**Given request**
Extract the lines from the first one in the records below through the line containing "(0,0) rectangle (2843,1818);", keeping both ends and leaving out any pictures.

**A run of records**
....
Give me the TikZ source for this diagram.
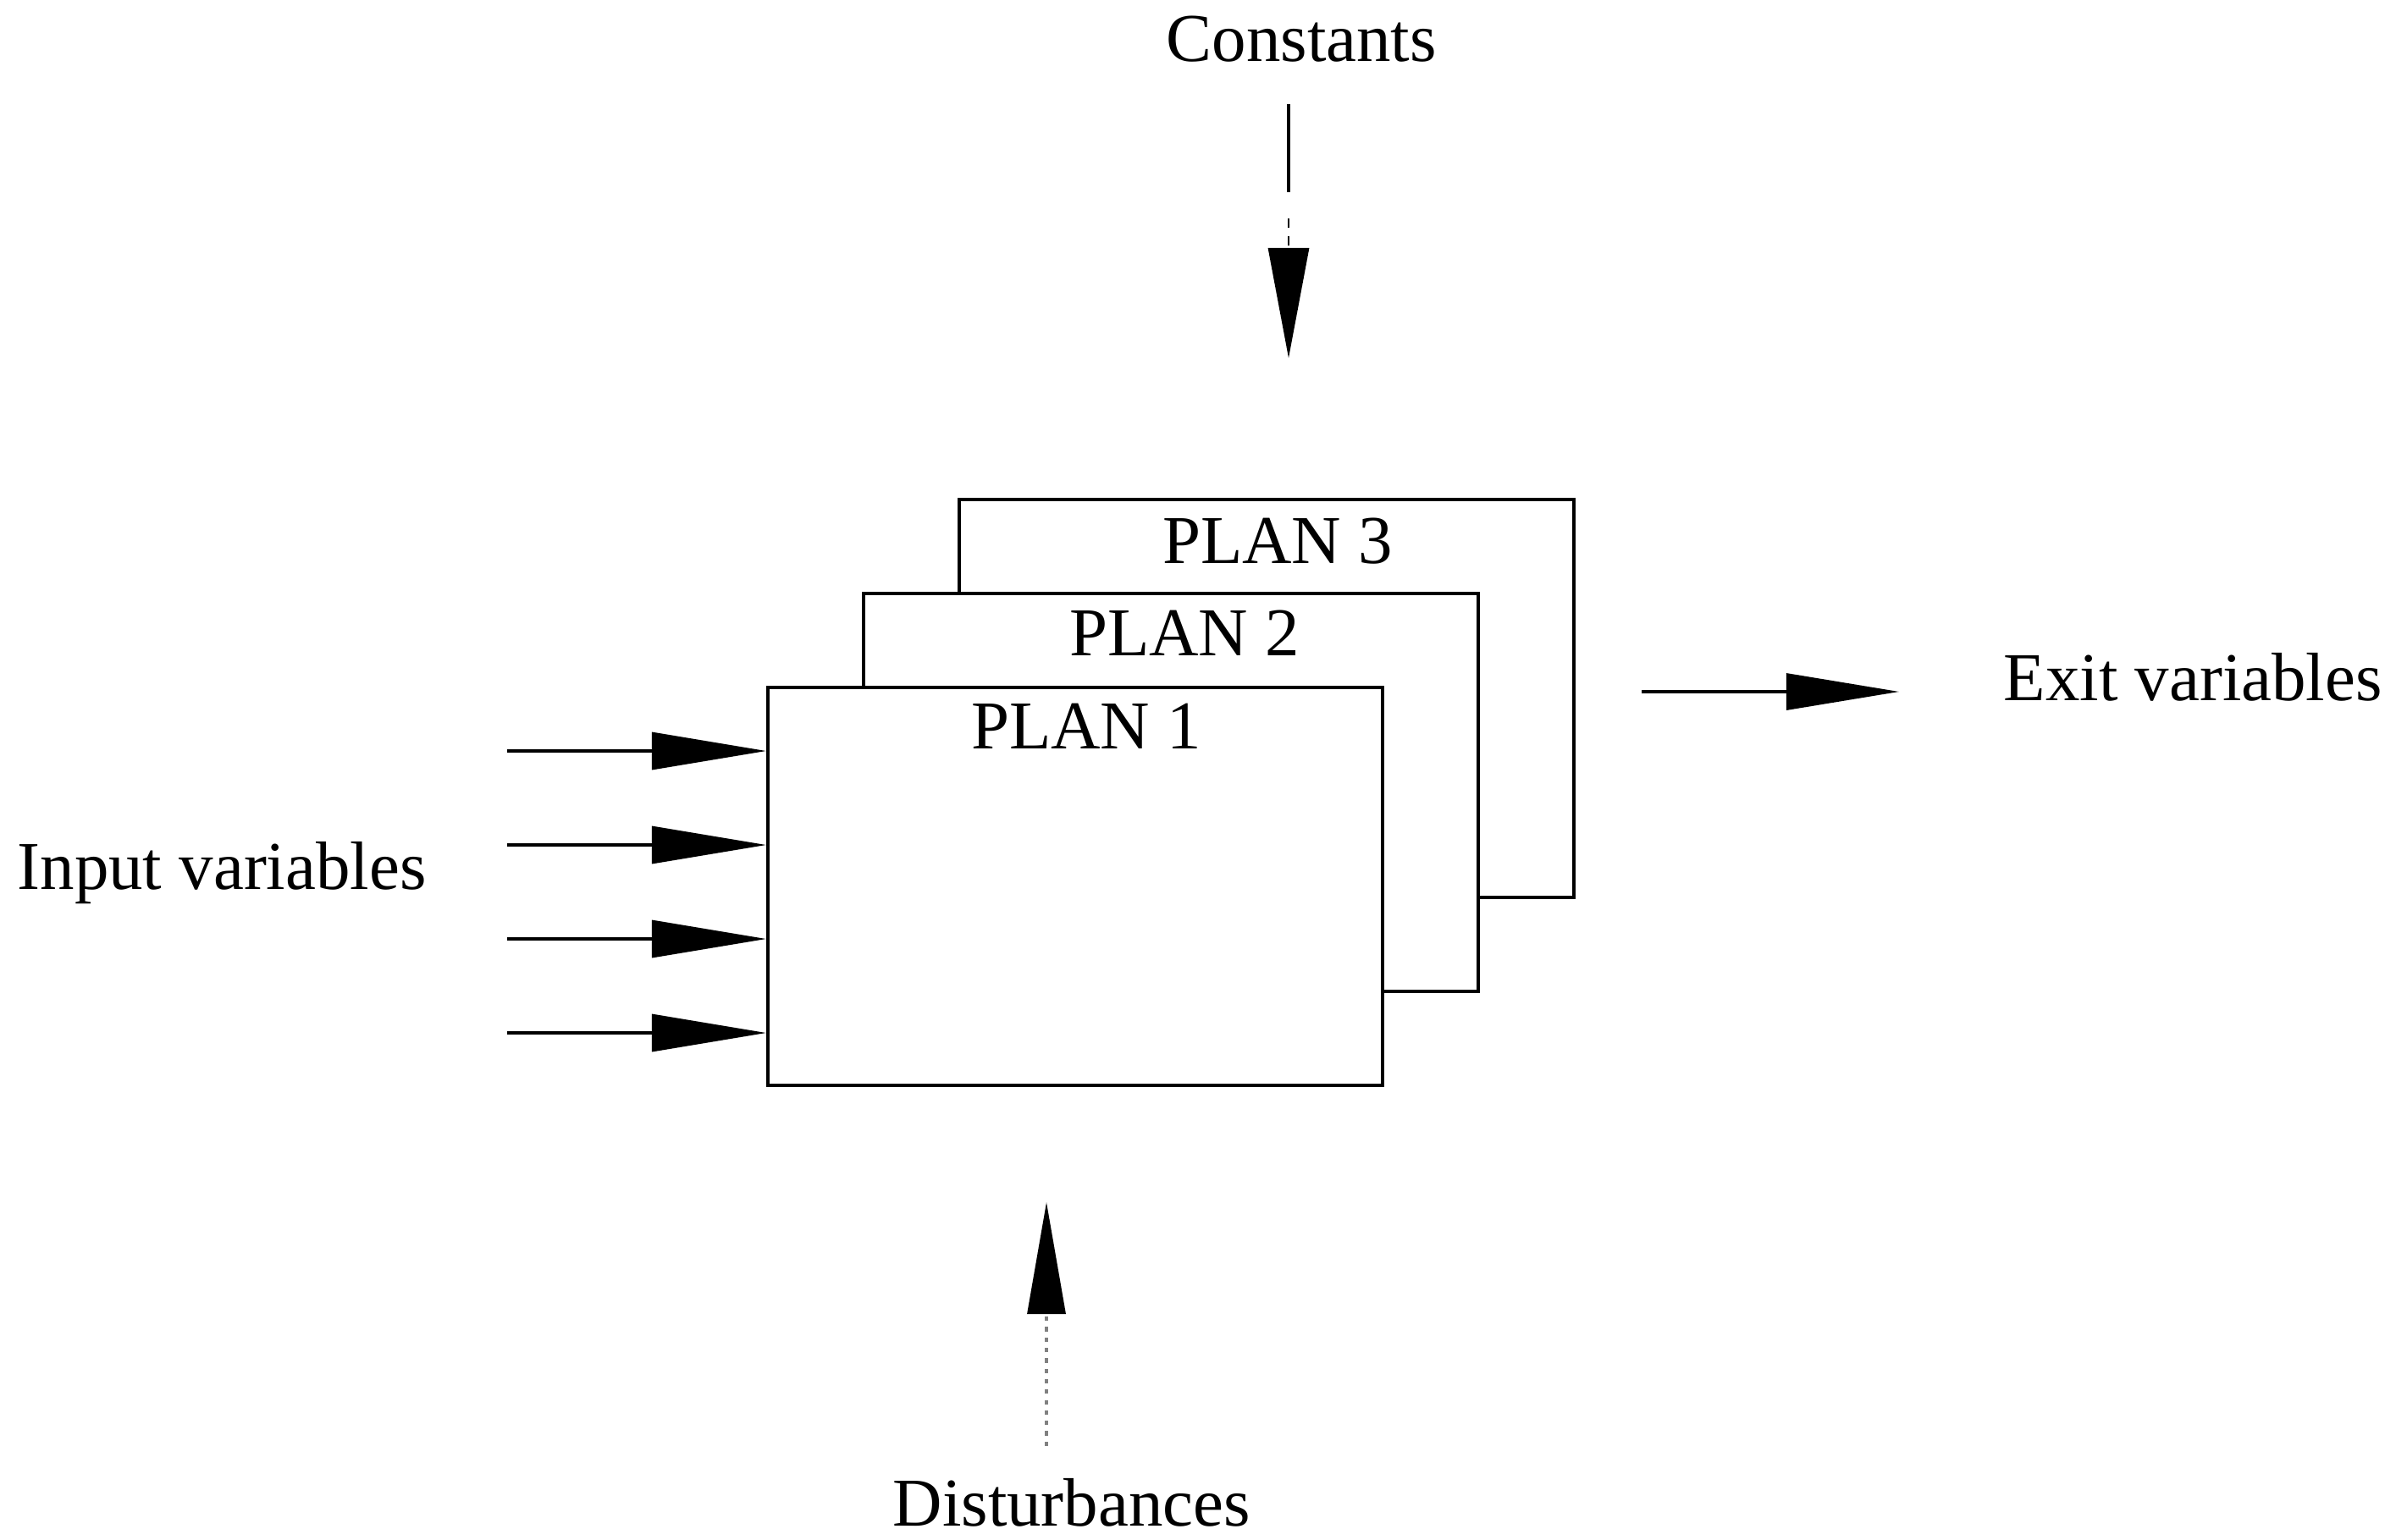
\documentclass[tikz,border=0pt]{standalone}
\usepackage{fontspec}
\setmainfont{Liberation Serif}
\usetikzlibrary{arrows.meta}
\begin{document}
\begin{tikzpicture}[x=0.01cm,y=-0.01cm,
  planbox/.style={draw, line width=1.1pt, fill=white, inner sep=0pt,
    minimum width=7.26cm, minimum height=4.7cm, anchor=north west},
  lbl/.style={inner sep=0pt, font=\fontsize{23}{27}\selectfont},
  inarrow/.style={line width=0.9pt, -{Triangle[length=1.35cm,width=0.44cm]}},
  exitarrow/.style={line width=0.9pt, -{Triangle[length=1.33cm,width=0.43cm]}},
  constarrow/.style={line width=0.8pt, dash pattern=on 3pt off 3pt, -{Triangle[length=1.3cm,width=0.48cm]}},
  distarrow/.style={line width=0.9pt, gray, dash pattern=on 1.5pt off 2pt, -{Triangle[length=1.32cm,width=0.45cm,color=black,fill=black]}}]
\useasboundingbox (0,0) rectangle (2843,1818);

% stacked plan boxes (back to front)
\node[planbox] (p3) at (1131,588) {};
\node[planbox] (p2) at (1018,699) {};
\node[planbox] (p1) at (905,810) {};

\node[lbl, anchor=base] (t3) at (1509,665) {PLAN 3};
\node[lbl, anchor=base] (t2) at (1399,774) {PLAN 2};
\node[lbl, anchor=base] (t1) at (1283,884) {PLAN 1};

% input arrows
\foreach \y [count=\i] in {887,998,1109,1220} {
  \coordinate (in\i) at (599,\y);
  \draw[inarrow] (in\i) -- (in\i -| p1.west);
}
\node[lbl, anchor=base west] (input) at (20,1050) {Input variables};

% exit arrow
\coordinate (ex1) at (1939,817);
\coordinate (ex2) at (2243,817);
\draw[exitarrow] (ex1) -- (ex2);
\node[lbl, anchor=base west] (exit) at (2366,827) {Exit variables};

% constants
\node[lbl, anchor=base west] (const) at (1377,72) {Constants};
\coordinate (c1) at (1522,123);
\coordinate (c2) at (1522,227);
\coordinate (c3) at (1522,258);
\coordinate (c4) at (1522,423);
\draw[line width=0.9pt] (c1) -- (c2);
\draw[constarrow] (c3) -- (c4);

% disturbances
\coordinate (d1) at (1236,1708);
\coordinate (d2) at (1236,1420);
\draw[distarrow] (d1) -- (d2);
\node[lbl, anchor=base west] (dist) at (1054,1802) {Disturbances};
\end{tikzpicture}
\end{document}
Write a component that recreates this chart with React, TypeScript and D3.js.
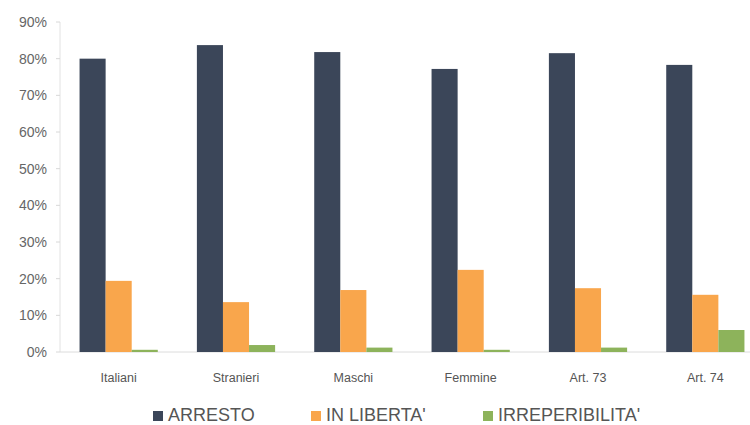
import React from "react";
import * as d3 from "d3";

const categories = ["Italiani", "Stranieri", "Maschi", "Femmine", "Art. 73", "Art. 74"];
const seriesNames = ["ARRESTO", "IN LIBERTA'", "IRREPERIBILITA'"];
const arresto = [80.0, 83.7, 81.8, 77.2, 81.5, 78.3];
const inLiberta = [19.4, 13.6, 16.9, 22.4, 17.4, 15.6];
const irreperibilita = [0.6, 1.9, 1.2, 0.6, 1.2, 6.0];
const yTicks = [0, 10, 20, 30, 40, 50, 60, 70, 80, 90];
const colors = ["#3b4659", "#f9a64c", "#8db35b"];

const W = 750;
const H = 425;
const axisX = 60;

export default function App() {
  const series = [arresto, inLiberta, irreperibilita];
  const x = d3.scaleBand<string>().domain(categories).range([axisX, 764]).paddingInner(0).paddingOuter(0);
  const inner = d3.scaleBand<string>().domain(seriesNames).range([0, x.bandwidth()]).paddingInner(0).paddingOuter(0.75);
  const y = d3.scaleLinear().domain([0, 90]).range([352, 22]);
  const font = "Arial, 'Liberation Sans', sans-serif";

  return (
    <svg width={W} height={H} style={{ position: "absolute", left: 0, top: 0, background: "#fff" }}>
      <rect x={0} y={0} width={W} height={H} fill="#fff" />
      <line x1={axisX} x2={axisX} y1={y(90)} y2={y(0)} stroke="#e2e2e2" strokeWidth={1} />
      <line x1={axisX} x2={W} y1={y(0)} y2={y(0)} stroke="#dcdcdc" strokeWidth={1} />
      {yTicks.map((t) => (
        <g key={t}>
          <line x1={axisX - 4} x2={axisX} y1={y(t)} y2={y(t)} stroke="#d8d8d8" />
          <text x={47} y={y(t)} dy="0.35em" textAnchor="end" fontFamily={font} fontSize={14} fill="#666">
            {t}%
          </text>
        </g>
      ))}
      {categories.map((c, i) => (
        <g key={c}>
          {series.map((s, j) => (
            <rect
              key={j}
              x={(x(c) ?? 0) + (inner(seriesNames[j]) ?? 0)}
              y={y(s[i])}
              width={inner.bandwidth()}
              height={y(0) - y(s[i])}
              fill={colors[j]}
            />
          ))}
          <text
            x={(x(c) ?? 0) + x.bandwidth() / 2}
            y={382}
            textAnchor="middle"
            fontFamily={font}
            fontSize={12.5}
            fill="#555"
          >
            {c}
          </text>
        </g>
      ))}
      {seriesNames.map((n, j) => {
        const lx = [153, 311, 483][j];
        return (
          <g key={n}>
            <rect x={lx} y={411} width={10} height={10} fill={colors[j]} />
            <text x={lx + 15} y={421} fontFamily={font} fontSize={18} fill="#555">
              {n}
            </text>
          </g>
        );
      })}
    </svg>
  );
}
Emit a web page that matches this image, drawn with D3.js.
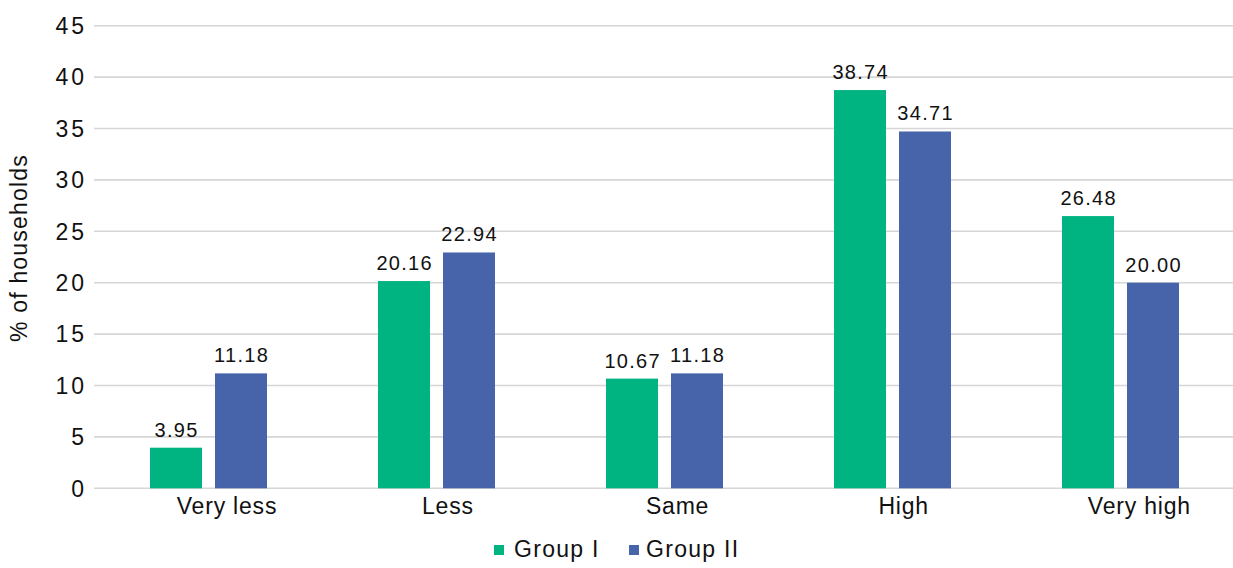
....
**Response to this exercise**
Give me the TikZ source for this diagram.
\documentclass[tikz,border=0pt]{standalone}
\usepackage{fontspec}
\setmainfont{Liberation Serif}
\usetikzlibrary{arrows.meta}
\begin{document}
\begin{tikzpicture}[x=0.01cm,y=-0.01cm,
  planbox/.style={draw, line width=1.1pt, fill=white, inner sep=0pt,
    minimum width=7.26cm, minimum height=4.7cm, anchor=north west},
  lbl/.style={inner sep=0pt, font=\fontsize{23}{27}\selectfont},
  inarrow/.style={line width=0.9pt, -{Triangle[length=1.35cm,width=0.44cm]}},
  exitarrow/.style={line width=0.9pt, -{Triangle[length=1.33cm,width=0.43cm]}},
  constarrow/.style={line width=0.8pt, dash pattern=on 3pt off 3pt, -{Triangle[length=1.3cm,width=0.48cm]}},
  distarrow/.style={line width=0.9pt, gray, dash pattern=on 1.5pt off 2pt, -{Triangle[length=1.32cm,width=0.45cm,color=black,fill=black]}}]
\useasboundingbox (0,0) rectangle (2843,1818);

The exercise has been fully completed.